Requirement:
Transcribe the listing in full, excluding any pictures.

Information supplied:
────
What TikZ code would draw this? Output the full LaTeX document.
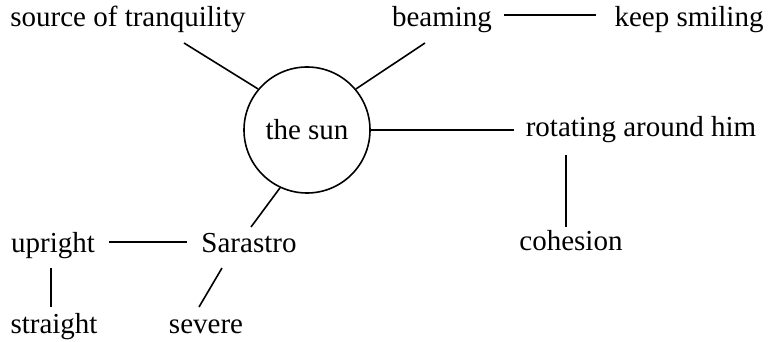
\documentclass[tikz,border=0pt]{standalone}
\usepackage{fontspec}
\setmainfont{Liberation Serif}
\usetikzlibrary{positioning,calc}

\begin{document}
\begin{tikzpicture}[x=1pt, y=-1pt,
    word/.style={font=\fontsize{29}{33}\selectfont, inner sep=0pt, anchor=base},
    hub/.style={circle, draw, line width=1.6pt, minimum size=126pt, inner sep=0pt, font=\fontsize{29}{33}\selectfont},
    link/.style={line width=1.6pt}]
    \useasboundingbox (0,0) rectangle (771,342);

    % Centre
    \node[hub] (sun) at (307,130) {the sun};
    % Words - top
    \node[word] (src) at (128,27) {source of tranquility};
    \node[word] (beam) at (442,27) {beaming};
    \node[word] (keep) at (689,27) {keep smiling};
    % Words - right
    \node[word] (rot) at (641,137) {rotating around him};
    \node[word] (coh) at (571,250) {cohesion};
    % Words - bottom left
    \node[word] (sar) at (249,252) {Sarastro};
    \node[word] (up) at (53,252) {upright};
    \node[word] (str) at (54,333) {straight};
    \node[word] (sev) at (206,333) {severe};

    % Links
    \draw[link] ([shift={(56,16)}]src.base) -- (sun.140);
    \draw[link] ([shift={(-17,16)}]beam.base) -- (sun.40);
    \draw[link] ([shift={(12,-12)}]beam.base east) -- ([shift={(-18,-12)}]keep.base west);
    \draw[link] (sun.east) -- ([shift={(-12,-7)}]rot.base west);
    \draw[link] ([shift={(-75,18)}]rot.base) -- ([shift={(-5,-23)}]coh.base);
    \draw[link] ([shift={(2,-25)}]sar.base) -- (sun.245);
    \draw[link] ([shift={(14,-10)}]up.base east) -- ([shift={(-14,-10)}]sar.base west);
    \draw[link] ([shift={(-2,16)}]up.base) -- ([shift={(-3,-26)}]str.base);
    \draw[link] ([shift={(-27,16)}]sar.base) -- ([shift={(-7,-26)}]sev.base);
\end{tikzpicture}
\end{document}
────
Response to the task:
What TikZ code would draw this? Output the full LaTeX document.
\documentclass[tikz,border=0pt]{standalone}
\usepackage{fontspec}
\setmainfont{Liberation Serif}
\usetikzlibrary{positioning,calc}

\begin{document}
\begin{tikzpicture}[x=1pt, y=-1pt,
    word/.style={font=\fontsize{29}{33}\selectfont, inner sep=0pt, anchor=base},
    hub/.style={circle, draw, line width=1.6pt, minimum size=126pt, inner sep=0pt, font=\fontsize{29}{33}\selectfont},
    link/.style={line width=1.6pt}]
    \useasboundingbox (0,0) rectangle (771,342);

    % Centre
    \node[hub] (sun) at (307,130) {the sun};
    % Words - top
    \node[word] (src) at (128,27) {source of tranquility};
    \node[word] (beam) at (442,27) {beaming};
    \node[word] (keep) at (689,27) {keep smiling};
    % Words - right
    \node[word] (rot) at (641,137) {rotating around him};
    \node[word] (coh) at (571,250) {cohesion};
    % Words - bottom left
    \node[word] (sar) at (249,252) {Sarastro};
    \node[word] (up) at (53,252) {upright};
    \node[word] (str) at (54,333) {straight};
    \node[word] (sev) at (206,333) {severe};

    % Links
    \draw[link] ([shift={(56,16)}]src.base) -- (sun.140);
    \draw[link] ([shift={(-17,16)}]beam.base) -- (sun.40);
    \draw[link] ([shift={(12,-12)}]beam.base east) -- ([shift={(-18,-12)}]keep.base west);
    \draw[link] (sun.east) -- ([shift={(-12,-7)}]rot.base west);
    \draw[link] ([shift={(-75,18)}]rot.base) -- ([shift={(-5,-23)}]coh.base);
    \draw[link] ([shift={(2,-25)}]sar.base) -- (sun.245);
    \draw[link] ([shift={(14,-10)}]up.base east) -- ([shift={(-14,-10)}]sar.base west);
    \draw[link] ([shift={(-2,16)}]up.base) -- ([shift={(-3,-26)}]str.base);
    \draw[link] ([shift={(-27,16)}]sar.base) -- ([shift={(-7,-26)}]sev.base);
\end{tikzpicture}
\end{document}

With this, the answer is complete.